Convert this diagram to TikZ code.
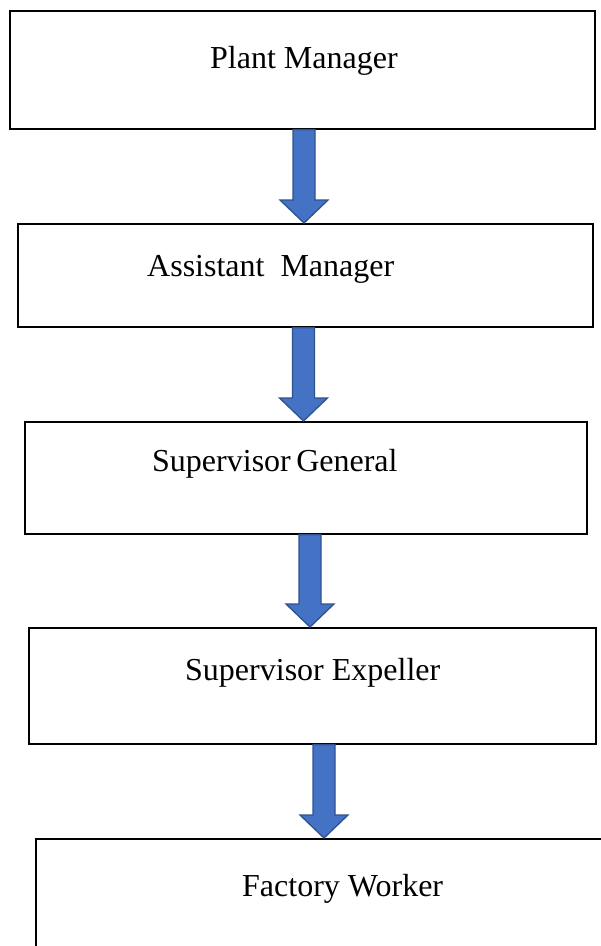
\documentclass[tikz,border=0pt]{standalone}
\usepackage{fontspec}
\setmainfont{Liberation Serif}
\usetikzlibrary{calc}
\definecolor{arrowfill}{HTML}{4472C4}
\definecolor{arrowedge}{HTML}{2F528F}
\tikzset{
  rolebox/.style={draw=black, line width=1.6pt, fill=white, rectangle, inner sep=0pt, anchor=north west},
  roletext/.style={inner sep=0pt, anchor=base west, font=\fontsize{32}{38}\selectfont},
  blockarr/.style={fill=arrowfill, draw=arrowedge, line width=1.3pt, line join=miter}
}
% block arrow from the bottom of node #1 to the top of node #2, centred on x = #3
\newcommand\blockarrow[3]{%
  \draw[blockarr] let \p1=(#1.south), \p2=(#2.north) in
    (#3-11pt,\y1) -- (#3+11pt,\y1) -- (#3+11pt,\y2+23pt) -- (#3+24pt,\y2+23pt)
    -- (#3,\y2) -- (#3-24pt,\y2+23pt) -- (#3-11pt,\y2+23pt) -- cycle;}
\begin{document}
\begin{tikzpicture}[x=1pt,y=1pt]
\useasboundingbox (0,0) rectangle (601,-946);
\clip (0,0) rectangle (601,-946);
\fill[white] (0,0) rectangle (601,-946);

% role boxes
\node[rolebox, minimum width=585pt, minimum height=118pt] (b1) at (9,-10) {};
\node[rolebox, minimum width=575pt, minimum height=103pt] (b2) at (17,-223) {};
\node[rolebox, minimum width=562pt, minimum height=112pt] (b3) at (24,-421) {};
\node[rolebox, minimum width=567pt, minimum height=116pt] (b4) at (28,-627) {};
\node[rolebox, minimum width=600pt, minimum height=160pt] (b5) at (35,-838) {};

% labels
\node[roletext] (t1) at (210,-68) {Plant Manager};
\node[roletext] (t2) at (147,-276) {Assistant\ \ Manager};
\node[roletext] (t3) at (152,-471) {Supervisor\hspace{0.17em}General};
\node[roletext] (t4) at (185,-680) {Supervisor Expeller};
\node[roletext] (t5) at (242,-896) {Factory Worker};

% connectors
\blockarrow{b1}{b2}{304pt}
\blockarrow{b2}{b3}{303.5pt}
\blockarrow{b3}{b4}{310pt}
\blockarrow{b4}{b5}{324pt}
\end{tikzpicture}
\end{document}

● ● ● ●

# WRITTEN TASK
Reproduce the full listing above verbatim, with no pictures included.

# ANSWER TO THE EXERCISE
Convert this diagram to TikZ code.
\documentclass[tikz,border=0pt]{standalone}
\usepackage{fontspec}
\setmainfont{Liberation Serif}
\usetikzlibrary{calc}
\definecolor{arrowfill}{HTML}{4472C4}
\definecolor{arrowedge}{HTML}{2F528F}
\tikzset{
  rolebox/.style={draw=black, line width=1.6pt, fill=white, rectangle, inner sep=0pt, anchor=north west},
  roletext/.style={inner sep=0pt, anchor=base west, font=\fontsize{32}{38}\selectfont},
  blockarr/.style={fill=arrowfill, draw=arrowedge, line width=1.3pt, line join=miter}
}
% block arrow from the bottom of node #1 to the top of node #2, centred on x = #3
\newcommand\blockarrow[3]{%
  \draw[blockarr] let \p1=(#1.south), \p2=(#2.north) in
    (#3-11pt,\y1) -- (#3+11pt,\y1) -- (#3+11pt,\y2+23pt) -- (#3+24pt,\y2+23pt)
    -- (#3,\y2) -- (#3-24pt,\y2+23pt) -- (#3-11pt,\y2+23pt) -- cycle;}
\begin{document}
\begin{tikzpicture}[x=1pt,y=1pt]
\useasboundingbox (0,0) rectangle (601,-946);
\clip (0,0) rectangle (601,-946);
\fill[white] (0,0) rectangle (601,-946);

% role boxes
\node[rolebox, minimum width=585pt, minimum height=118pt] (b1) at (9,-10) {};
\node[rolebox, minimum width=575pt, minimum height=103pt] (b2) at (17,-223) {};
\node[rolebox, minimum width=562pt, minimum height=112pt] (b3) at (24,-421) {};
\node[rolebox, minimum width=567pt, minimum height=116pt] (b4) at (28,-627) {};
\node[rolebox, minimum width=600pt, minimum height=160pt] (b5) at (35,-838) {};

% labels
\node[roletext] (t1) at (210,-68) {Plant Manager};
\node[roletext] (t2) at (147,-276) {Assistant\ \ Manager};
\node[roletext] (t3) at (152,-471) {Supervisor\hspace{0.17em}General};
\node[roletext] (t4) at (185,-680) {Supervisor Expeller};
\node[roletext] (t5) at (242,-896) {Factory Worker};

% connectors
\blockarrow{b1}{b2}{304pt}
\blockarrow{b2}{b3}{303.5pt}
\blockarrow{b3}{b4}{310pt}
\blockarrow{b4}{b5}{324pt}
\end{tikzpicture}
\end{document}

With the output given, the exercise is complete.